Per di più l’Africa è ricca di materie prime, e quindi sostenere una o l’altra delle parti in lotta diventa un investimento economico, oltre che politico e strategico.
Non meraviglia quindi se, anche qui in Sudan, dietro i due contendenti si muovano più o meno sotterraneamente numerose potenze straniere.
In appoggio alle Rsf di Hemedti ci sono gli Emirati Arabi Uniti, varie truppe arabe e, soprattutto i mercenari di Wagner, e quindi la Russia.
Non perdete di vista il fatto che i miliziani di Mosca sono già dislocati in Libia, in Repubblica Centrafricana e molto probabilmente in Ciad, e quindi sono in grado di offrire armi, munizioni e continui rifornimenti.
Perché i russi investono in questa guerra?
Sicuramente per estendere la propria influenza in Sudan, per continuare a gestire in proprio lo sfruttamento delle miniere d’oro, e anche per aprire la strada all’installazione di una base navale di Mosca sul mar Rosso, da sempre molto desiderata dal Cremlino.
A sostenere il cosiddetto “esercito regolare” c’è invece solo l’Egitto, il cui aiuto in armi è però molto più sporadico rispetto agli altri.
E gli occidentali cosa fanno?
Gli Stati Uniti, che ovviamente sono presenti in quest’Area, come in ogni parte del mondo arabo ed africano, stanno cercando assieme all’Arabia Saudita di mediare fra le parti per fermare i massacri, evitare ulteriori divisioni, e magari trovare anche una soluzione definitiva al conflitto.
Non sembra che al momento quest’azione stia dando qualche risultato tangibile.
L’Europa, come ultimamente sta succedendo sempre più di frequente nello scenario africano, sembra essere del tutto fuori dai giochi, anche se l’impressione è che non voglia interrompere completamente i contatti con le RSF, che al momento sembrano prevalere sul campo.

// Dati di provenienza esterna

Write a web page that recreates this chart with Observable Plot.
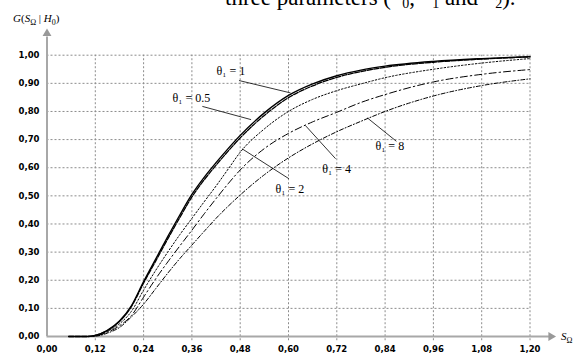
<!DOCTYPE html>
<html><head><meta charset="utf-8">
<script src="https://cdn.jsdelivr.net/npm/d3@7"></script>
<script src="https://cdn.jsdelivr.net/npm/@observablehq/plot@0.6"></script>
<style>
body{margin:0;background:#fff;}
#wrap{position:relative;width:575px;height:354px;overflow:hidden;}
#title{position:absolute;left:225px;top:-15px;line-height:23px;font:23px "Liberation Serif",serif;white-space:nowrap;color:#000;}
#title sub{font-size:14px;vertical-align:-3px;line-height:0;}
#title .th{position:relative;top:-7px;font-style:italic;}
#chart{position:absolute;left:0;top:0;}
</style></head><body>
<div id="wrap"><div id="chart"></div><div id="title">three parameters (<span class="th">θ</span><sub>0</sub>, <span class="th">θ</span><sub>1</sub> and <span class="th">θ</span><sub>2</sub>).</div></div>
<script>
// S_Omega values
const S = [0.054, 0.10, 0.12, 0.15, 0.18, 0.21, 0.24, 0.27, 0.30, 0.33, 0.36, 0.39, 0.42, 0.45, 0.48, 0.54, 0.60, 0.66, 0.72, 0.78, 0.84, 0.96, 1.08, 1.20];
// G(S|H0) for each theta1
const g1  = [0, 0, 0.004, 0.022, 0.055, 0.11, 0.195, 0.275, 0.355, 0.432, 0.505, 0.565, 0.618, 0.668, 0.715, 0.795, 0.857, 0.898, 0.927, 0.947, 0.961, 0.978, 0.988, 0.995];
const g05 = [0, 0, 0.004, 0.021, 0.053, 0.107, 0.19, 0.268, 0.347, 0.423, 0.496, 0.556, 0.609, 0.659, 0.706, 0.786, 0.849, 0.891, 0.921, 0.942, 0.957, 0.975, 0.986, 0.994];
const g2  = [0, 0, 0.003, 0.018, 0.045, 0.09, 0.165, 0.235, 0.30, 0.362, 0.42, 0.478, 0.535, 0.595, 0.655, 0.738, 0.80, 0.843, 0.874, 0.898, 0.92, 0.95, 0.972, 0.988];
const g4  = [0, 0, 0.002, 0.015, 0.038, 0.075, 0.14, 0.205, 0.265, 0.322, 0.378, 0.435, 0.49, 0.543, 0.592, 0.668, 0.722, 0.763, 0.797, 0.832, 0.86, 0.905, 0.932, 0.949];
const g8  = [0, 0, 0.001, 0.012, 0.032, 0.07, 0.115, 0.17, 0.225, 0.277, 0.325, 0.373, 0.42, 0.463, 0.503, 0.575, 0.635, 0.685, 0.728, 0.765, 0.80, 0.855, 0.892, 0.916];

const xTicks = [0, 0.12, 0.24, 0.36, 0.48, 0.60, 0.72, 0.84, 0.96, 1.08, 1.20];
const yTicks = [0, 0.1, 0.2, 0.3, 0.4, 0.5, 0.6, 0.7, 0.8, 0.9, 1.0];

// curve labels
const labelText = ["θ₁ = 1", "θ₁ = 0.5", "θ₁ = 2", "θ₁ = 4", "θ₁ = 8"];
const labelX = [0.421, 0.312, 0.568, 0.684, 0.816];
const labelY = [0.943, 0.846, 0.525, 0.596, 0.675];
// leader lines
const leadX1 = [0.477, 0.386, 0.601, 0.717, 0.868];
const leadY1 = [0.910, 0.818, 0.561, 0.632, 0.694];
const leadX2 = [0.605, 0.507, 0.485, 0.642, 0.796];
const leadY2 = [0.866, 0.771, 0.667, 0.750, 0.777];

const fmt = d => d.toFixed(2).replace(".", ",");
const rows = (g) => S.map((s, i) => ({S: s, G: g[i]}));
const labels = labelText.map((t, i) => ({t, x: labelX[i], y: labelY[i]}));
const leads = labelText.map((t, i) => ({x1: leadX1[i], y1: leadY1[i], x2: leadX2[i], y2: leadY2[i]}));

const gridStyle = {stroke: "#8c8c8c", strokeWidth: 1, strokeDasharray: "2,2"};
const axisCol = "#a8a8a8";

const chart = Plot.plot({
  width: 575, height: 354,
  marginLeft: 46.5, marginRight: 45.5, marginTop: 54.7, marginBottom: 18,
  style: {fontFamily: "DejaVu Sans", fontSize: "8.5px", background: "#fff", overflow: "visible"},
  x: {domain: [0, 1.2]},
  y: {domain: [0, 1]},
  marks: [
    Plot.ruleX(xTicks.filter(d => d > 0), {y1: -0.015, y2: 1, ...gridStyle}),
    Plot.ruleY(yTicks.filter(d => d > 0), {x1: 0, x2: 1.2, ...gridStyle}),
    Plot.ruleX([0], {y1: 0, y2: 1.065, stroke: axisCol, strokeWidth: 2}),
    Plot.ruleY([0], {x1: 0, x2: 1.25, stroke: axisCol, strokeWidth: 2}),
    Plot.dot([{x: 0, y: 1.077}], {x: "x", y: "y", symbol: "triangle", r: 3.3, fill: "#999", stroke: "none"}),
    Plot.dot([{x: 1.252, y: 0}], {x: "x", y: "y", symbol: "triangle", r: 3.3, fill: "#999", stroke: "none", rotate: 90}),
    Plot.axisX({ticks: xTicks, tickFormat: fmt, tickSize: 0, tickPadding: 9.5, fontWeight: "bold", fontSize: 8.5, fontFamily: "DejaVu Sans", label: null}),
    Plot.axisY({ticks: yTicks, tickFormat: fmt, tickSize: 0, tickPadding: 7.5, fontWeight: "bold", fontSize: 8.5, fontFamily: "DejaVu Sans", label: null}),
    Plot.line(rows(g8), {x: "S", y: "G", stroke: "#000", strokeWidth: 1, strokeDasharray: "4,2,1,2", curve: "monotone-x"}),
    Plot.line(rows(g4), {x: "S", y: "G", stroke: "#000", strokeWidth: 1, strokeDasharray: "7,3,1.5,3", curve: "monotone-x"}),
    Plot.line(rows(g2), {x: "S", y: "G", stroke: "#000", strokeWidth: 1, strokeDasharray: "1.5,2", curve: "monotone-x"}),
    Plot.line(rows(g05), {x: "S", y: "G", stroke: "#000", strokeWidth: 1.3, strokeDasharray: "5,1.5", curve: "monotone-x"}),
    Plot.line(rows(g1), {x: "S", y: "G", stroke: "#000", strokeWidth: 1.4, curve: "monotone-x"}),
    Plot.link(leads, {x1: "x1", y1: "y1", x2: "x2", y2: "y2", stroke: "#000", strokeWidth: 0.8}),
    Plot.text(labels, {x: "x", y: "y", text: "t", textAnchor: "start", fontFamily: "Liberation Serif", fontSize: 12, fill: "#000"})
  ]
});
document.getElementById("chart").appendChild(chart);

const svg = d3.select(chart);
// y-axis title
const yl = svg.append("text").attr("x", 13).attr("y", 22).attr("text-anchor", "start")
  .attr("font-family", "Liberation Serif").attr("font-size", 11).attr("fill", "#000");
yl.append("tspan").attr("font-style", "italic").text("G");
yl.append("tspan").text("(");
yl.append("tspan").attr("font-style", "italic").text("S");
yl.append("tspan").attr("font-size", 8).attr("dy", 3).text("Ω");
yl.append("tspan").attr("dy", -3).text(" | ");
yl.append("tspan").attr("font-style", "italic").text("H");
yl.append("tspan").attr("font-size", 8).attr("dy", 3).text("0");
yl.append("tspan").attr("dy", -3).text(")");
// x-axis title
const xl = svg.append("text").attr("x", 561).attr("y", 340).attr("text-anchor", "start")
  .attr("font-family", "Liberation Serif").attr("font-size", 11).attr("fill", "#000");
xl.append("tspan").attr("font-style", "italic").text("S");
xl.append("tspan").attr("font-size", 8).attr("dy", 3).text("Ω");
</script>
</body></html>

Inutile pensare all’Onu, che teoricamente avrebbe l’autorità per agire, perché in quel guazzabuglio sembra rincorrere l’immobilismo dell’Unione Africana.
Alla fine a pagare come sempre sono le popolazioni locali, perché nel bene e nel male i militari mangiano e bevono, mentre l’ottanta per cento delle infrastrutture sanitarie del Paese è chiuso e, secondo il Programma alimentare mondiale (Pam) sei milioni di sudanesi “sono ad un passo dalla fame”.
A questo punto sapete qual è il rischio che più preoccupa?
L’aumento delle probabilità, a fronte di uno stallo della crisi e della situazione sul campo, che il Sudan venga stabilmente diviso al suo interno in zone di influenza, ciascuna controllata di fatto da un “Signore della guerra”.
La stessa situazione che abbiamo visto crearsi in Libia dopo la violenta messa fuori gioco di Gheddafi, uno dei peggiori errori dell’Occidente, di cui stiamo ancora pagando le conseguenza in termini di instabilità dell’area e di flussi migratori incontrollati.
In conclusione, si far per dire ovviamente, mi sembra evidente che il mondo stia diventando sempre più uno scenario globale dove si esercitano le brame di potere e di materie prime, nonché i nuovi colonialismi, delle grandi potenze, che si servono spesso dei popoli inermi per combattersi per interposta persona. Da non trascurare che ogni conflitto, oltre che consentire di sperimentare l’efficacia di nuove armi, insegna qualcosa di nuovo agli Stati Maggiori delle grandi potenze quanto a tattiche e strategie.
Parlare di pace guardando ai focolai di guerra diffusi un po’ ovunque, ed alimentati dai “grandi del mondo” sembra quasi un prenderci in giro.
Forse, come ho detto all’inizio, ha ragione il Papa, con la speranza però che questi scontri non costituiscano le prove generali per uno showdown finale.